■ **Supplied records**
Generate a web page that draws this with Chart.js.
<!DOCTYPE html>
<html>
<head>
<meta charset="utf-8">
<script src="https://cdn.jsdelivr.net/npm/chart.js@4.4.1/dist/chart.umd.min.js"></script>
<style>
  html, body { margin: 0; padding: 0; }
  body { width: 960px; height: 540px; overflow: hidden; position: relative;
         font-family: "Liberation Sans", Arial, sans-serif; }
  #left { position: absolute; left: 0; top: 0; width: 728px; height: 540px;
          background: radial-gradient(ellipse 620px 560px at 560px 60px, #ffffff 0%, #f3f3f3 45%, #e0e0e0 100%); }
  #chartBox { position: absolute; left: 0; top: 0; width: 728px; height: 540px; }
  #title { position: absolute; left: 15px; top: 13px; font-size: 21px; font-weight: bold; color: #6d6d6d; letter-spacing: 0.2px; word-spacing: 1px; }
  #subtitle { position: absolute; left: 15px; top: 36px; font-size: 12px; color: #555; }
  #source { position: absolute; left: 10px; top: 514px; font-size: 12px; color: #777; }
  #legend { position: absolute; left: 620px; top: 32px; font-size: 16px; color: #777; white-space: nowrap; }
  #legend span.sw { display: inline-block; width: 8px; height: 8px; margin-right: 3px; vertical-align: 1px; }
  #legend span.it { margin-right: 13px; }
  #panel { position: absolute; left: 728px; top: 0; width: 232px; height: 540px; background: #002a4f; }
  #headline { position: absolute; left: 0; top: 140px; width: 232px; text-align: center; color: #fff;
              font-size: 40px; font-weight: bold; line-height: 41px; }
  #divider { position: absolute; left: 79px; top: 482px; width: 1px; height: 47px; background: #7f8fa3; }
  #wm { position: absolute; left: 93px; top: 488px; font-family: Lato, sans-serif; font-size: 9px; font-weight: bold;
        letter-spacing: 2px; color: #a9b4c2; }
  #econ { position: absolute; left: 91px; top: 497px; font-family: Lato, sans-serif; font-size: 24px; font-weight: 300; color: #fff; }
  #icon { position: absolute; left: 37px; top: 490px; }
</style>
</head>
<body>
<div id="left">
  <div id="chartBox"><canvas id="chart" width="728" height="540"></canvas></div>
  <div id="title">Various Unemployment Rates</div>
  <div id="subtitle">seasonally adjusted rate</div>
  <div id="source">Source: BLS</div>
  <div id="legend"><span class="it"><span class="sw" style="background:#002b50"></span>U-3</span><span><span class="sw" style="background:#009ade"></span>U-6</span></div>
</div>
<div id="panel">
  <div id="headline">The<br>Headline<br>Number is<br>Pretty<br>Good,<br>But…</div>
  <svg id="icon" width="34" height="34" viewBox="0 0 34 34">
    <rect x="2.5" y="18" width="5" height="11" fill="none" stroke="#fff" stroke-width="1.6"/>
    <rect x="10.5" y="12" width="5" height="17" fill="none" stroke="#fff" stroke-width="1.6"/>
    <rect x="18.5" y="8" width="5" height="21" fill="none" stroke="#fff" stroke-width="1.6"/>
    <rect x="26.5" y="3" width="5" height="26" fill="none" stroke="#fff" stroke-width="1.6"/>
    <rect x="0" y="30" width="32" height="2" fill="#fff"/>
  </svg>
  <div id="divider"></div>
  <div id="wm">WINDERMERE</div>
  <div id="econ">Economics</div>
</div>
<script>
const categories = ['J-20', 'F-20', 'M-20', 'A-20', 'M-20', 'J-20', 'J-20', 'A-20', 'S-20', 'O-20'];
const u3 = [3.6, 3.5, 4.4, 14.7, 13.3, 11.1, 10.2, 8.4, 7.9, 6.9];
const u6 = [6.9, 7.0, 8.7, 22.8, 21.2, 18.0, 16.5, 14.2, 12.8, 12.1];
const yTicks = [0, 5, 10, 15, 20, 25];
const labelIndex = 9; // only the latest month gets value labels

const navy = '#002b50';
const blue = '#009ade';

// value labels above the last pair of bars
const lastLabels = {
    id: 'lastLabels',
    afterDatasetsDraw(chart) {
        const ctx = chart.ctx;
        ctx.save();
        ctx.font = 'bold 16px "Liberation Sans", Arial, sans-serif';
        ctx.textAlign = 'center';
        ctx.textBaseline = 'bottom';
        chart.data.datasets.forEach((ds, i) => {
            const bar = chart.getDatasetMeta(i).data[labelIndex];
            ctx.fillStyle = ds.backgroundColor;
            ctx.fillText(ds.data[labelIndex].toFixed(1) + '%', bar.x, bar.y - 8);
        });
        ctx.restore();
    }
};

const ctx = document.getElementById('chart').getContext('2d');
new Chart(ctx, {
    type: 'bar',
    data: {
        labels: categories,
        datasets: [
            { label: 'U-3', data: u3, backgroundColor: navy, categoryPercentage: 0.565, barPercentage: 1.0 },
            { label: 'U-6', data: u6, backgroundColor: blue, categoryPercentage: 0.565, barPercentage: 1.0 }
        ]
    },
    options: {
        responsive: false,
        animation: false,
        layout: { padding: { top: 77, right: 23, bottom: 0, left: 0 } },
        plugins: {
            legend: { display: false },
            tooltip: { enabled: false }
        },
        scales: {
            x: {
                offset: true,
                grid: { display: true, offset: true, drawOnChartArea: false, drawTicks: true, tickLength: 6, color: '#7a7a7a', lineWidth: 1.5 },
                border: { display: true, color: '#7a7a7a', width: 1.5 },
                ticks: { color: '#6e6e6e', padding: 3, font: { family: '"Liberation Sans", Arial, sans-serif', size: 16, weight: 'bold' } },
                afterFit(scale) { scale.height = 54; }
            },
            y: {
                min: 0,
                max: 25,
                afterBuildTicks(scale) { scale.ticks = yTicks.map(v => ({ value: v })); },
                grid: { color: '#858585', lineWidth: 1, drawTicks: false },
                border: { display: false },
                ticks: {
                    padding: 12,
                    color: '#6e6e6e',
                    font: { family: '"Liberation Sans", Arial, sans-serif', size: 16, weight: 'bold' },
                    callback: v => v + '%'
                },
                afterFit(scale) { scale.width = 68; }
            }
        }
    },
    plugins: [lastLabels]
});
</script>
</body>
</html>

==

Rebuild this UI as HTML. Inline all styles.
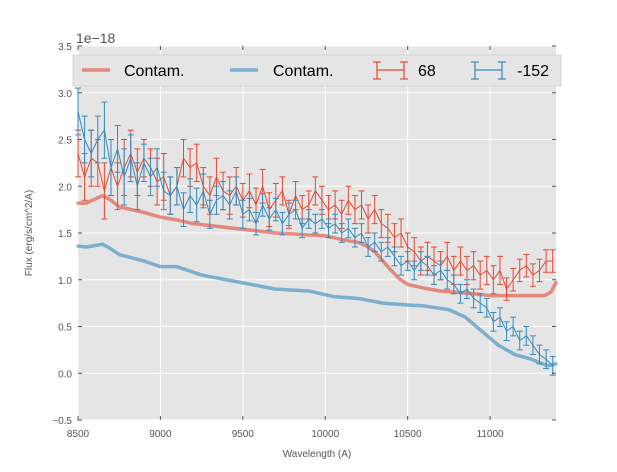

■ **Problem requirements**
Copy each line above that contains the string "this".

■ **Task response**
Generate a web page that draws this with Chart.js.
Rebuild this UI as HTML. Inline all styles.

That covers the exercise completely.